Today a video that sets out to “prove” that Ke$ha’s “Tik Tok” and Katy Perry’s “California Gurls” and Miley Cyrus’ “Permanent December” are “the same song” made the rounds, and as you can imagine, it got a lot of pickup from people who like getting all OMG [INSERT LOATHED ARTIST HERE] IS SUCH A RIPOFF SUCK ARTIST. What I don’t get is why the rhetoric surrounding the video has turned into a matter of artistic intent of the three singers, instead of a look at the similarities behind the scenes. To wit:
“Tik Tok” is credited to Kesha “Ke$ha” Sebert, Lukasz “Dr. Luke” Gottwald, and Benjamin “Benny Blanco” Levin.
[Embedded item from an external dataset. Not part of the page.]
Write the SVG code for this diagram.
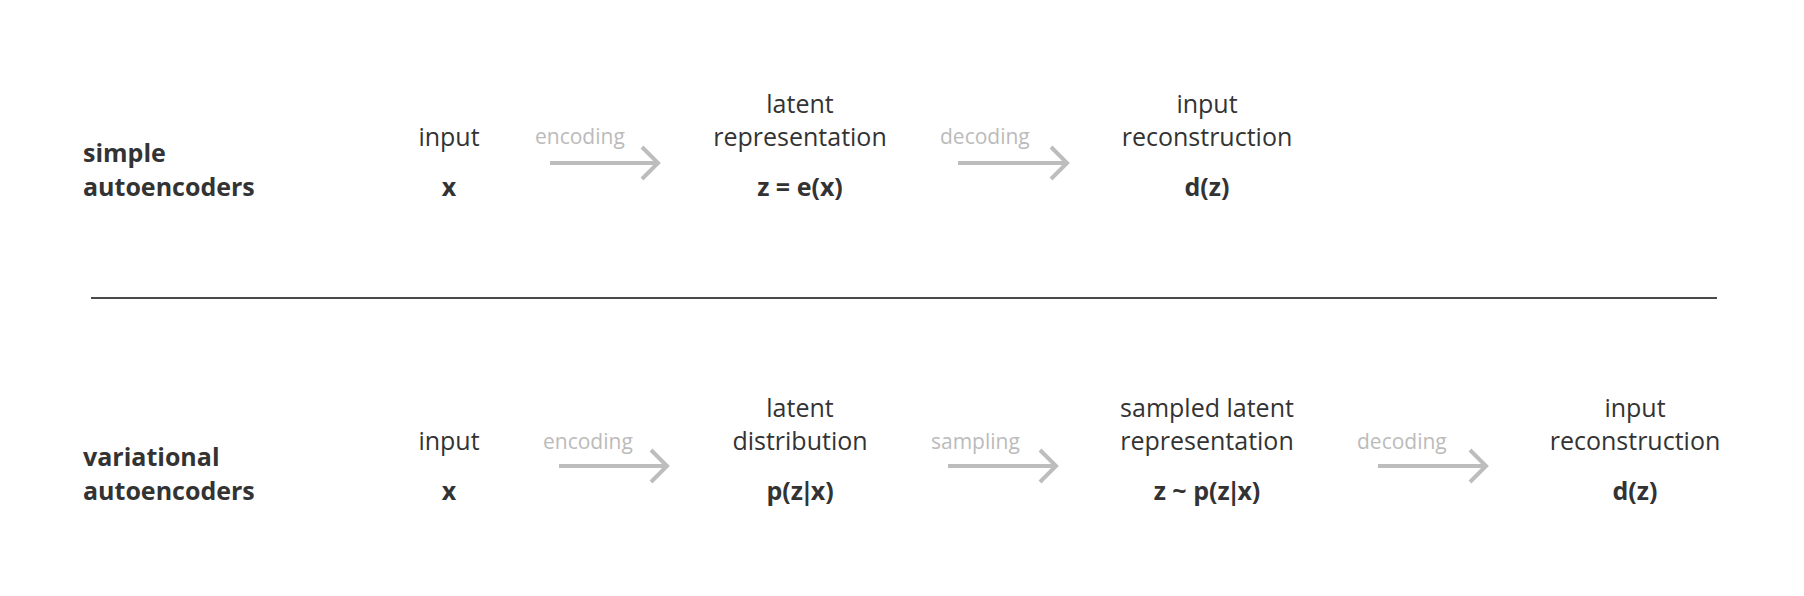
<svg xmlns="http://www.w3.org/2000/svg" width="1804" height="596" viewBox="0 0 1804 596">
<style>
.title{font-family:"Open Sans","Liberation Sans",sans-serif;font-weight:bold;font-size:25px;fill:#333}
.lbl{font-family:"Open Sans","Liberation Sans",sans-serif;font-size:25px;fill:#333;text-anchor:middle}
.val{font-family:"Open Sans","Liberation Sans",sans-serif;font-weight:bold;font-size:25px;fill:#333;text-anchor:middle}
.op{font-family:"Open Sans","Liberation Sans",sans-serif;font-size:21px;fill:#bbb}
.arr{fill:none;stroke:#bdbdbd;stroke-width:4}
</style>
<rect width="1804" height="596" fill="#fff"/>
<g id="row-simple">
<text class="title" x="83" y="162">simple</text>
<text class="title" x="83" y="196">autoencoders</text>
</g>
<g id="s-input">
<text class="lbl" x="449" y="146">input</text>
<text class="val" x="449" y="196">x</text>
</g>
<g id="s-latent">
<text class="lbl" x="800" y="113">latent</text>
<text class="lbl" x="800" y="146">representation</text>
<text class="val" x="800" y="196">z = e(x)</text>
</g>
<g id="s-recon">
<text class="lbl" x="1207" y="113">input</text>
<text class="lbl" x="1207" y="146">reconstruction</text>
<text class="val" x="1207" y="196">d(z)</text>
</g>
<line id="divider" x1="91" y1="298" x2="1717" y2="298" stroke="#4a4a4a" stroke-width="2"/>
<g id="row-variational">
<text class="title" x="83" y="466">variational</text>
<text class="title" x="83" y="500">autoencoders</text>
</g>
<g id="v-input">
<text class="lbl" x="449" y="450">input</text>
<text class="val" x="449" y="500">x</text>
</g>
<g id="v-latent">
<text class="lbl" x="800" y="417">latent</text>
<text class="lbl" x="800" y="450">distribution</text>
<text class="val" x="800" y="500">p(z<tspan dx="-3">|</tspan><tspan dx="-3">x)</tspan></text>
</g>
<g id="v-sampled">
<text class="lbl" x="1207" y="417">sampled latent</text>
<text class="lbl" x="1207" y="450">representation</text>
<text class="val" x="1207" y="500">z ~ p(z<tspan dx="-3">|</tspan><tspan dx="-3">x)</tspan></text>
</g>
<g id="v-recon">
<text class="lbl" x="1635" y="417">input</text>
<text class="lbl" x="1635" y="450">reconstruction</text>
<text class="val" x="1635" y="500">d(z)</text>
</g>
<g id="connectors">
<text class="op" x="535" y="144">encoding</text>
<path class="arr" d="M550 163H657M642 147L658 163L642 179"/>
<text class="op" x="940" y="144">decoding</text>
<path class="arr" d="M958 163H1066M1051 147L1067 163L1051 179"/>
<text class="op" x="543" y="449">encoding</text>
<path class="arr" d="M559 466H666M651 450L667 466L651 482"/>
<text class="op" x="931" y="449">sampling</text>
<path class="arr" d="M948 466H1055M1040 450L1056 466L1040 482"/>
<text class="op" x="1357" y="449">decoding</text>
<path class="arr" d="M1378 466H1485M1470 450L1486 466L1470 482"/>
</g>
</svg>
“Calfornia Gurls” is credited to Katy “Ugh” Perry, Bonnie “Hey Guys I Was In ‘The Long Tail’” McKee, Calvin “Snoop Dogg” Broadus, Max Martin, and Dr. Luke.
“Permanent December” is credited to Miley Cyrus, John Shanks, and Claude Kelly. Kelly co-wrote Kelly Clarkson’s “My Life Would Suck Without You” with Max and Luke, Britney Spears’ “Circus” with Luke and Benny, Miley Cyrus’ “Party in the U.S.A.” with Luke and Jessica Cornish, and Adam Lambert’s “For Your Entertainment” with Dr. Luke. Obviously I’m not privy to how exactly those credits break down, but you do see a pattern here. Shanks has writing credits on, among other songs, Hilary Duff’s “Come Clean” (with Kara DioGuardi!!), a bunch of songs from Ashlee Simpson’s Autobiography, and some of the non-singles from Kelly Clarkson’s Breakaway.*
So, to sum up: People who worked together have aesthetics that have rubbed off on one another. I mean, ugh, I know it’s the Internet, and OMG CONTROVERSY is the name of the pageview-goosing game. And it’s not like there are Dr. Luke fangirls clogging up ONTD and big-upping their hero and his protégés and collaborators 24/7. But Jesus, people. If you want to bitch about songs on the radio sounding the same, maybe scratch the surface as far as Wikipedia and figure out why?
In my experience, no non-music nerd/critic has EVER looked up a pop songwriting credit. Not people who are big enough fans to see the live show, nor the rockists who use “but she doesn’t write her own songs!… does she?” as a criticism they’re never quite sure is true. How the likes of ’80s Kylie Minogue and Rick Astley can sound exactly the same seems to be a mystery with no answer.
With that said, having always felt Max Martin/Dr. Luke were the definition of hacks, I laughed very hard the first time I heard California Gurls… and yet I can’t complain that they’d effectively just made Tik Tok listenable.